### AIM OF THE EXERCISE
With the images removed, repeat the data below exactly.

### SOURCE DATA
*****
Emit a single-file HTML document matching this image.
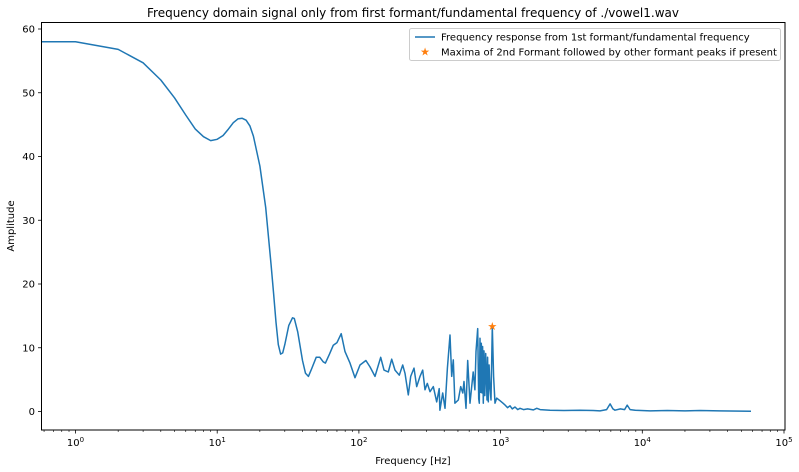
<!DOCTYPE html>
<html><head><meta charset="utf-8"><style>
body{margin:0;background:#fff;}
svg{font-family:"DejaVu Sans","Liberation Sans",sans-serif;display:block}
</style></head><body>
<svg id="chart" width="799" height="472" viewBox="0 0 799 472" xmlns="http://www.w3.org/2000/svg">
<rect width="799" height="472" fill="#fff"/>
<text x="413" y="17" font-size="12" text-anchor="middle" fill="#000">Frequency domain signal only from first formant/fundamental frequency of ./vowel1.wav</text>
<g id="grid"></g>
<g id="series"></g>
<rect x="41.5" y="22.5" width="743.5" height="407.5" fill="none" stroke="#000" stroke-width="1"/>
<g id="xaxis"></g><g id="yaxis"></g>
<text x="413" y="464" font-size="10" text-anchor="middle">Frequency [Hz]</text>
<text x="14" y="226" font-size="10" text-anchor="middle" transform="rotate(-90 14 226)">Amplitude</text>
<g>
<rect x="409.5" y="28.5" width="371" height="32" rx="2" fill="#fff" stroke="#ccc"/>
<line x1="415" y1="37" x2="435" y2="37" stroke="#1f77b4" stroke-width="1.5"/>
<text x="441" y="40.5" font-size="10">Frequency response from 1st formant/fundamental frequency</text>
<text x="425" y="55.5" font-size="11" text-anchor="middle" fill="#ff7f0e">★</text>
<text x="441" y="55.5" font-size="10">Maxima of 2nd Formant followed by other formant peaks if present</text>
</g>
</svg>
<script>
const freqs=[0.5,1,2,3,4,5,6,7,8,9,10,11,12,13,14,15,16,17,18,20,22,24,25,26,27,28,29,30,32,34,35,37,40,42,44,46,50,53,56,58,62,66,70,75,79.8,86.5,93.8,101.8,112,119.7,130,142.6,150.4,161.2,170.3,179.8,192.8,203.7,211.4,223.2,232.1,244.9,255.9,270,282,292.6,303.9,317.5,335,354,369,373,390,405,421,439.5,452,463.6,476,503,523,541,552,570,586,608,625,641,659,670,689,700,708,716,724,731,739,747,755,764,773,785,802,810,819,830,841,855,874,893,913,938,990,1040,1075,1120,1165,1210,1264,1320,1371,1450,1550,1700,1800,1900,2233,2800,3630,4500,5030,5600,5930,6200,6420,7000,7500,7820,8200,8890,11350,15000,20000,25600,35000,58500];
const amps=[58,58,56.8,54.7,52,49.2,46.5,44.3,43.1,42.5,42.7,43.3,44.3,45.3,45.9,46,45.7,44.8,43.2,38.5,32,23,18.5,14,10.5,9,9.2,10.5,13.5,14.7,14.6,12.5,8,6,5.5,6.5,8.5,8.5,7.8,7.6,9,10.4,10.8,12.2,9.4,7.6,5.3,7.3,8.0,7.0,5.5,8.5,6.5,6.2,8.2,6.5,5.7,7.3,6.0,2.6,5.5,6.8,3.9,5.5,6.5,3.4,4.4,3.1,3.9,1.5,3.6,0.2,2.9,0.5,6.8,12.0,5.5,8.1,1.3,1.8,3.9,2.9,4.7,0.5,8.0,1.3,3.9,6.2,3.4,9.4,13.0,2.0,1.3,11.5,3.0,10.7,2.9,10.2,1.3,9.5,2.5,9.1,1.8,8.5,1.5,7.3,3.9,1.8,13.3,5.5,1.3,2.1,1.7,1.3,1.0,0.6,0.9,0.4,0.7,0.3,0.5,0.3,0.4,0.25,0.5,0.3,0.2,0.15,0.2,0.15,0.1,0.3,1.2,0.4,0.2,0.4,0.3,1.0,0.3,0.2,0.1,0.15,0.1,0.15,0.1,0.05];
const peakFreq=[874];const peakAmp=[13.4];
const xTickExp=[0,1,2,3,4,5];
const yTicks=[0,10,20,30,40,50,60];
const NS="http://www.w3.org/2000/svg";
const X0=41.5,X1=785;
function xs(f){return 75.5+141.7*Math.log10(f);}
function ys(a){return 411.5-6.375*a;}
function mk(t,attrs,parent){const e=document.createElementNS(NS,t);for(const k in attrs)e.setAttribute(k,attrs[k]);parent.appendChild(e);return e;}
const xa=document.getElementById('xaxis'),ya=document.getElementById('yaxis'),se=document.getElementById('series');
for(let d=-1;d<=5;d++){for(let m=1;m<10;m++){const f=m*Math.pow(10,d);const x=xs(f);if(x<X0||x>X1+0.5)continue;
const major=m===1;const t=mk('line',{x1:x,x2:x,y1:430,y2:major?433.5:432,stroke:'#000','stroke-width':major?0.8:0.6},xa);

}}
xTickExp.forEach(e=>{const x=xs(Math.pow(10,e));const t=mk('text',{x:x,y:446,'font-size':10,'text-anchor':'middle'},xa);


t.textContent='10';const s=mk('tspan',{dy:-4,'font-size':7},t);s.textContent=String(e);});
yTicks.forEach(v=>{const y=ys(v);const l=mk('line',{x1:38,x2:41.5,y1:y,y2:y,stroke:'#000','stroke-width':0.8},ya);


const t=mk('text',{x:35,y:y+3.5,'font-size':10,'text-anchor':'end'},ya);


t.textContent=String(v);});
const pts=freqs.map((f,i)=>Math.max(X0,xs(f)).toFixed(1)+','+ys(amps[i]).toFixed(1)).join(' ');
const pl=mk('polyline',{points:pts,fill:'none',stroke:'#1f77b4','stroke-width':1.5,'stroke-linejoin':'round'},se);


peakFreq.forEach((f,i)=>{const t=mk('text',{x:xs(f),y:ys(peakAmp[i])+4,'font-size':11,'text-anchor':'middle',fill:'#ff7f0e'},se);


t.textContent='★';});
</script>
</body></html>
*****
### TASK OUTPUT
Emit a single-file HTML document matching this image.
<!DOCTYPE html>
<html><head><meta charset="utf-8"><style>
body{margin:0;background:#fff;}
svg{font-family:"DejaVu Sans","Liberation Sans",sans-serif;display:block}
</style></head><body>
<svg id="chart" width="799" height="472" viewBox="0 0 799 472" xmlns="http://www.w3.org/2000/svg">
<rect width="799" height="472" fill="#fff"/>
<text x="413" y="17" font-size="12" text-anchor="middle" fill="#000">Frequency domain signal only from first formant/fundamental frequency of ./vowel1.wav</text>
<g id="grid"></g>
<g id="series"></g>
<rect x="41.5" y="22.5" width="743.5" height="407.5" fill="none" stroke="#000" stroke-width="1"/>
<g id="xaxis"></g><g id="yaxis"></g>
<text x="413" y="464" font-size="10" text-anchor="middle">Frequency [Hz]</text>
<text x="14" y="226" font-size="10" text-anchor="middle" transform="rotate(-90 14 226)">Amplitude</text>
<g>
<rect x="409.5" y="28.5" width="371" height="32" rx="2" fill="#fff" stroke="#ccc"/>
<line x1="415" y1="37" x2="435" y2="37" stroke="#1f77b4" stroke-width="1.5"/>
<text x="441" y="40.5" font-size="10">Frequency response from 1st formant/fundamental frequency</text>
<text x="425" y="55.5" font-size="11" text-anchor="middle" fill="#ff7f0e">★</text>
<text x="441" y="55.5" font-size="10">Maxima of 2nd Formant followed by other formant peaks if present</text>
</g>
</svg>
<script>
const freqs=[0.5,1,2,3,4,5,6,7,8,9,10,11,12,13,14,15,16,17,18,20,22,24,25,26,27,28,29,30,32,34,35,37,40,42,44,46,50,53,56,58,62,66,70,75,79.8,86.5,93.8,101.8,112,119.7,130,142.6,150.4,161.2,170.3,179.8,192.8,203.7,211.4,223.2,232.1,244.9,255.9,270,282,292.6,303.9,317.5,335,354,369,373,390,405,421,439.5,452,463.6,476,503,523,541,552,570,586,608,625,641,659,670,689,700,708,716,724,731,739,747,755,764,773,785,802,810,819,830,841,855,874,893,913,938,990,1040,1075,1120,1165,1210,1264,1320,1371,1450,1550,1700,1800,1900,2233,2800,3630,4500,5030,5600,5930,6200,6420,7000,7500,7820,8200,8890,11350,15000,20000,25600,35000,58500];
const amps=[58,58,56.8,54.7,52,49.2,46.5,44.3,43.1,42.5,42.7,43.3,44.3,45.3,45.9,46,45.7,44.8,43.2,38.5,32,23,18.5,14,10.5,9,9.2,10.5,13.5,14.7,14.6,12.5,8,6,5.5,6.5,8.5,8.5,7.8,7.6,9,10.4,10.8,12.2,9.4,7.6,5.3,7.3,8.0,7.0,5.5,8.5,6.5,6.2,8.2,6.5,5.7,7.3,6.0,2.6,5.5,6.8,3.9,5.5,6.5,3.4,4.4,3.1,3.9,1.5,3.6,0.2,2.9,0.5,6.8,12.0,5.5,8.1,1.3,1.8,3.9,2.9,4.7,0.5,8.0,1.3,3.9,6.2,3.4,9.4,13.0,2.0,1.3,11.5,3.0,10.7,2.9,10.2,1.3,9.5,2.5,9.1,1.8,8.5,1.5,7.3,3.9,1.8,13.3,5.5,1.3,2.1,1.7,1.3,1.0,0.6,0.9,0.4,0.7,0.3,0.5,0.3,0.4,0.25,0.5,0.3,0.2,0.15,0.2,0.15,0.1,0.3,1.2,0.4,0.2,0.4,0.3,1.0,0.3,0.2,0.1,0.15,0.1,0.15,0.1,0.05];
const peakFreq=[874];const peakAmp=[13.4];
const xTickExp=[0,1,2,3,4,5];
const yTicks=[0,10,20,30,40,50,60];
const NS="http://www.w3.org/2000/svg";
const X0=41.5,X1=785;
function xs(f){return 75.5+141.7*Math.log10(f);}
function ys(a){return 411.5-6.375*a;}
function mk(t,attrs,parent){const e=document.createElementNS(NS,t);for(const k in attrs)e.setAttribute(k,attrs[k]);parent.appendChild(e);return e;}
const xa=document.getElementById('xaxis'),ya=document.getElementById('yaxis'),se=document.getElementById('series');
for(let d=-1;d<=5;d++){for(let m=1;m<10;m++){const f=m*Math.pow(10,d);const x=xs(f);if(x<X0||x>X1+0.5)continue;
const major=m===1;const t=mk('line',{x1:x,x2:x,y1:430,y2:major?433.5:432,stroke:'#000','stroke-width':major?0.8:0.6},xa);

}}
xTickExp.forEach(e=>{const x=xs(Math.pow(10,e));const t=mk('text',{x:x,y:446,'font-size':10,'text-anchor':'middle'},xa);


t.textContent='10';const s=mk('tspan',{dy:-4,'font-size':7},t);s.textContent=String(e);});
yTicks.forEach(v=>{const y=ys(v);const l=mk('line',{x1:38,x2:41.5,y1:y,y2:y,stroke:'#000','stroke-width':0.8},ya);


const t=mk('text',{x:35,y:y+3.5,'font-size':10,'text-anchor':'end'},ya);


t.textContent=String(v);});
const pts=freqs.map((f,i)=>Math.max(X0,xs(f)).toFixed(1)+','+ys(amps[i]).toFixed(1)).join(' ');
const pl=mk('polyline',{points:pts,fill:'none',stroke:'#1f77b4','stroke-width':1.5,'stroke-linejoin':'round'},se);


peakFreq.forEach((f,i)=>{const t=mk('text',{x:xs(f),y:ys(peakAmp[i])+4,'font-size':11,'text-anchor':'middle',fill:'#ff7f0e'},se);


t.textContent='★';});
</script>
</body></html>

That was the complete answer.